Water Commission Independence
Act 109 does not amend the state Water Code in any way or interfere with the ability of the state Water Commission to allocate water in the ditch. Nonetheless, many windward parties fear that the act will undermine the commission’s already suspect appearance of impartiality in weighing future requests from leeward parties for more Waiahole water. With the state having invested so heavily in the infrastructure required to keep water being delivered to the leeward side, they say, it will be difficult if not impossible for the Water Commission to turn off the leeward tap.
Previously, the commission held a protracted contested case hearing on Waiahole water allocation, which was concluded on December 25, 1997. On that date, the commission ordered that of the system’s 27 million gallons of water a day, about half was to go to the Leeward side, with the remainder being allowed to flow into windward streams. However, the windward side received an assured allocation of just six mgd. The remaining 9 mgd is up for grabs if leeward agriculture can demonstrate a need for it in the future.

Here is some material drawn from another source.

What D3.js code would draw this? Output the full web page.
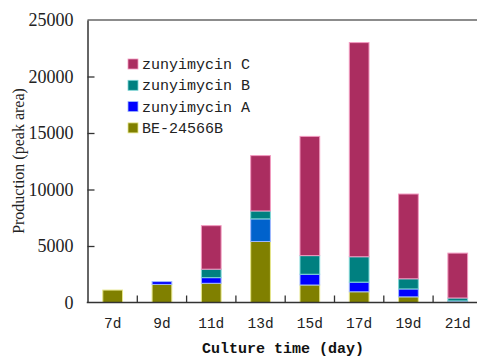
<!DOCTYPE html>
<html>
<head>
<meta charset="utf-8">
<script src="https://cdn.jsdelivr.net/npm/d3@7"></script>
<style>
  body { margin: 0; background: #fff; }
  svg { display: block; }
</style>
</head>
<body>
<div id="chart"></div>
<script>
'use strict';

var width = 477,
    height = 358,
    left = 87.5,
    top_y = 20,
    bottom_y = 302.5,
    right_x = 482.4;

// data
var days = ['7d', '9d', '11d', '13d', '15d', '17d', '19d', '21d'];
var be24566b = [1100, 1600, 1700, 5400, 1550, 950, 500, 100];
var zunyA = [0, 250, 500, 2000, 950, 850, 700, 40];
var zunyB = [0, 0, 750, 700, 1650, 2250, 900, 260];
var zunyC = [0, 0, 3850, 4900, 10550, 18950, 7500, 3970];
var yTicks = [0, 5000, 10000, 15000, 20000, 25000];

var series = [
    { name: 'BE-24566B', values: be24566b, fill: '#808000', stroke: '#e6e68a' },
    { name: 'zunyimycin A', values: zunyA, fill: '#0000ff', stroke: '#9fb8ff' },
    { name: 'zunyimycin B', values: zunyB, fill: '#008080', stroke: '#7fd6d6' },
    { name: 'zunyimycin C', values: zunyC, fill: '#ab2d60', stroke: '#f29ac0' }
];

var rows = days.map(function(d, i) {
    var r = { day: d };
    series.forEach(function(s) { r[s.name] = s.values[i]; });
    return r;
});

var stack = d3.stack().keys(series.map(function(s) { return s.name; }))(rows);

var svg = d3.select('#chart').append('svg')
    .attr('width', width)
    .attr('height', height);

var x = d3.scaleBand()
    .domain(days)
    .range([left + 0.5, right_x])
    .paddingInner(0.6)
    .paddingOuter(0.3);

var y = d3.scaleLinear()
    .domain([0, 25000])
    .range([bottom_y, top_y]);

// bars
stack.forEach(function(layer, li) {
    var s = series[li];
    svg.append('g').selectAll('rect').data(layer)
        .enter().append('rect')
        .filter(function(d) { return d[1] - d[0] > 0; })
        .attr('x', function(d) { return x(d.data.day); })
        .attr('width', x.bandwidth())
        .attr('y', function(d) { return y(d[1]); })
        .attr('height', function(d) { return y(d[0]) - y(d[1]); })
        .style('fill', function(d) {
            // the 13d A segment is a lighter blue in the figure
            if (s.name === 'zunyimycin A' && d.data.day === '13d') return '#0062cc';
            return s.fill;
        })
        .style('stroke', s.stroke)
        .style('stroke-width', 1);
});

// frame top line
svg.append('line')
    .attr('x1', left).attr('x2', width)
    .attr('y1', top_y).attr('y2', top_y)
    .style('stroke', '#666').style('stroke-width', 1.5);

// y axis
var yAxis = svg.append('g')
    .attr('transform', 'translate(' + left + ',0)')
    .call(d3.axisLeft(y).tickValues(yTicks).tickFormat(d3.format('d'))
        .tickSizeInner(-7).tickSizeOuter(0).tickPadding(14));
yAxis.select('.domain').style('stroke', '#333').style('stroke-width', 1.5);
yAxis.selectAll('.tick line').style('stroke', '#333').style('stroke-width', 1.3)
    .filter(function(d) { return d === 0 || d === 25000; }).remove();
yAxis.selectAll('text')
    .style('font-family', '"Liberation Serif", "Times New Roman", serif')
    .style('font-size', '18px')
    .style('fill', '#222');

// x axis
var bottom = svg.append('g').attr('transform', 'translate(0,' + bottom_y + ')');
bottom.append('line')
    .attr('x1', left - 0.75).attr('x2', width)
    .style('stroke', '#333').style('stroke-width', 1.5);

var bounds = days.slice(1).map(function(d) {
    return x(d) - x.step() * x.paddingInner() / 2;
});
bottom.selectAll('.mtick').data(bounds)
    .enter().append('line')
    .attr('class', 'mtick')
    .attr('x1', function(d) { return d; })
    .attr('x2', function(d) { return d; })
    .attr('y1', 0).attr('y2', -7)
    .style('stroke', '#333').style('stroke-width', 1.3);

bottom.selectAll('.xlab').data(days)
    .enter().append('text')
    .attr('class', 'xlab')
    .attr('x', function(d) { return x(d) + x.bandwidth() / 2; })
    .attr('y', 25)
    .attr('text-anchor', 'middle')
    .style('font-family', '"Liberation Mono", monospace')
    .style('font-size', '14.5px')
    .style('fill', '#222')
    .text(function(d) { return d; });

// axis titles
svg.append('text')
    .attr('x', 283)
    .attr('y', 353)
    .attr('text-anchor', 'middle')
    .style('font-family', '"Liberation Mono", monospace')
    .style('font-weight', 'bold')
    .style('font-size', '15px')
    .style('fill', '#111')
    .text('Culture time (day)');

svg.append('text')
    .attr('transform', 'translate(24,161) rotate(-90)')
    .attr('text-anchor', 'middle')
    .style('font-family', '"Liberation Serif", "Times New Roman", serif')
    .style('font-size', '16px')
    .style('fill', '#222')
    .text('Production (peak area)');

// legend
var legend = svg.append('g').selectAll('g')
    .data(series.slice().reverse())
    .enter().append('g')
    .attr('transform', function(d, i) { return 'translate(128,' + (59 + i * 21.3) + ')'; });

legend.append('rect')
    .attr('width', 10).attr('height', 10)
    .style('fill', function(d) { return d.fill; })
    .style('stroke', function(d) { return d.stroke; })
    .style('stroke-width', 0.8);

legend.append('text')
    .attr('x', 14)
    .attr('y', 10)
    .style('font-family', '"Liberation Mono", monospace')
    .style('font-size', '15px')
    .style('fill', '#222')
    .text(function(d) { return d.name; });
</script>
</body>
</html>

(This decision has been appealed to the Supreme Court by the Waiahole/Waikane Community Association, Hakipu’u ‘Ohana, and Ka Lahui Hawai’i to the Hawai’i Supreme Court. The deadline for submitting opening briefs was July 1.)
Leeward farmer Larry Jefts, who has a 15-year lease to farm on 1,400 acres of Robinson Trust land, claims he is ready to double the acreage under cultivation at his farm, but can’t if he is “not pretty certain” that the Water Commission’s decision will remain intact.
On the flip side, Haunani Apoliona, vice-chair of the Board of Trustees of OHA, questioned whether expending funds to improve the Waiahole ditch is “prudent and fiscally responsible” in the event that the appeal is in favor of the windward residents.
As a reminder, she added, that ownership of the ditch should not be confused with the power to allocate the water flowing within it.
Whatever the outcome of the appeal, Frankel’s testimony pointed out that purchasing the ditch system gives the state a financial incentive to continue to divert water from natural streams.